"C'est nous qui faisons le choix", dit Mikael Jonsson, chef du Hedone, installé dans le quartier paisible de Chiswick, dans l'ouest de Londres.
Le Suédois de 49 ans a pris cette décision l'été dernier, après quatre ans à observer le comportement de sa clientèle.
"De plus en plus de clients réguliers ne voulaient pas voir la carte et souhaitaient un menu personnalisé composé par mes soins", raconte-t-il dans la salle de son restaurant. Il affiche une étoile au guide Michelin depuis 2012, soit un an après son ouverture, et figure au classement mondial des "50 Best restaurants" depuis 2013.
"Certains souhaitaient la surprise, d'autres ne savaient pas quoi commander." Alors désormais il décide à leur place, non sans avoir auparavant sondé leurs goûts au moment de la réservation.
D'un point de vue personnel, "c'est super intéressant de travailler comme ça, affirme-t-il. Les jours se suivent et ne se ressemblent pas".
Pour préparer les sept à dix plats différents qu'il propose chaque soir, tout dépend du marché du jour. Ce qui lui permet de miser encore davantage sur la qualité et d'offrir des produits rares.

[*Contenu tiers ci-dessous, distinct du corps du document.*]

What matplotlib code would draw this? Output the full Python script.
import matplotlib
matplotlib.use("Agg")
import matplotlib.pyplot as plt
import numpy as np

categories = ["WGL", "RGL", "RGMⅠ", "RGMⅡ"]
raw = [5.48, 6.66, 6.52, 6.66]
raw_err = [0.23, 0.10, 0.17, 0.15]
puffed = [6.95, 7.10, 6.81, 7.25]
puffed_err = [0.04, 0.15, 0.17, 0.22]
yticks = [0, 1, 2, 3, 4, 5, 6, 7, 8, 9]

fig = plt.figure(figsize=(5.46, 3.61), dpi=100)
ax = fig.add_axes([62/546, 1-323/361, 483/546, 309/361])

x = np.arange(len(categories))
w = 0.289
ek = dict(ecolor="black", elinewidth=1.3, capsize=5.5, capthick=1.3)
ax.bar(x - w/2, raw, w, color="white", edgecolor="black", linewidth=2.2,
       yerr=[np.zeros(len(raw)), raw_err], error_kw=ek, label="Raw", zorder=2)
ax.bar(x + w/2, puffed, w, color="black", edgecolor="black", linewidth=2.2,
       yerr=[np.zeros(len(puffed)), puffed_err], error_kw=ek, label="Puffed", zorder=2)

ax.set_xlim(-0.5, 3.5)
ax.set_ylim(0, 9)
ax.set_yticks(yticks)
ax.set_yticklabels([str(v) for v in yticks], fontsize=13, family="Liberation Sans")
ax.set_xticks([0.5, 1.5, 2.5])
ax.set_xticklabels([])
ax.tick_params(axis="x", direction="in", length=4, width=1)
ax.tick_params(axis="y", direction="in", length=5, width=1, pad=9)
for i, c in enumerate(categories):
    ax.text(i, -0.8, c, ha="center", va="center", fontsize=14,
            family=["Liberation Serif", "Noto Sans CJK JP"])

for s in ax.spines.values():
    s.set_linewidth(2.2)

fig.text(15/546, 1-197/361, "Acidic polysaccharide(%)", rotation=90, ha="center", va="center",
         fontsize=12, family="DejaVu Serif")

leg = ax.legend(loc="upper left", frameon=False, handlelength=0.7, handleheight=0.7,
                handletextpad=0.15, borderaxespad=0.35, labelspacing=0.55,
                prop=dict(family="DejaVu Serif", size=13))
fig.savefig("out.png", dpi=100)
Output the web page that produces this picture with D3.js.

"Si on a du bar à la carte et qu'elle n'est renouvelée que tous les deux mois, il est impossible d'offrir un bar d'exception tous les jours. Maintenant si je ne trouve pas le bar que je veux, je propose un turbot ou un autre poisson", dit-il. "Je peux aussi me permettre de servir de la bécasse à une table et du lièvre à une autre parce que je n'en aurai pas assez pour tous."
Autre avantage : il y a moins de pertes. "On sent la différence, surtout pour les produits de la mer et la pâtisserie qu'on peut désormais préparer à la dernière minute."
- "Économiquement intéressant" -
Hedone reflète une tendance, constate William Drew, directeur des "50 Best", due à la rencontre entre le désir des convives d'être surpris à une époque où Instagram leur révèle tout des plats qu'ils vont déguster avant même d'avoir franchi la porte d'un restaurant, et l'intérêt des restaurateurs.
"Pour les convives, l'idée est d'avoir une expérience sur mesure qui corresponde à leurs besoins mais, en pratique, cela offre aux chefs davantage de liberté, notamment concernant la disponibilité des ingrédients."
La tendance, observée également en France ou à New York, devrait rester cantonnée aux lieux qui attirent les passionnés de gastronomie, selon M. Drew. "Il faut gagner le droit de travailler ainsi, avoir une réputation qui fait que les convives font confiance au jugement du chef et son équipe."
Si les adresses se multiplient à Londres, comme le restaurant spécialisé dans les sushis Araki (deux étoiles au Michelin), qui propose un menu unique, ou l'Hibiscus (deux étoiles), qui a allégé sa carte du soir, la tendance essaime également hors de la capitale.
Le Checkers, à Montgomery, au pays de Galles, a ainsi décidé de ne servir que cinq à neuf plats par jour.
"Ce nouveau format permet à nos équipes en cuisine d'avoir davantage le contrôle sur ce qu'ils préparent", explique Kathryn Francis, la directrice du restaurant une étoile au Michelin.
Il permet aussi d'éviter la "frustration" de devoir jeter de la nourriture, souligne-t-elle car même avec la meilleure volonté du monde, avec un menu à la carte "il y aura toujours des pertes".
Or, le gâchis passe de plus en plus mal et "les clients veulent savoir que nous sommes responsables", dit-elle.
Et c'est aussi économiquement intéressant dans une profession où les marges sont très serrées, souligne-t-elle. "Cela permet d'offrir le meilleur à nos convives tout en gérant une affaire en bonne santé et qui fait des bénéfices."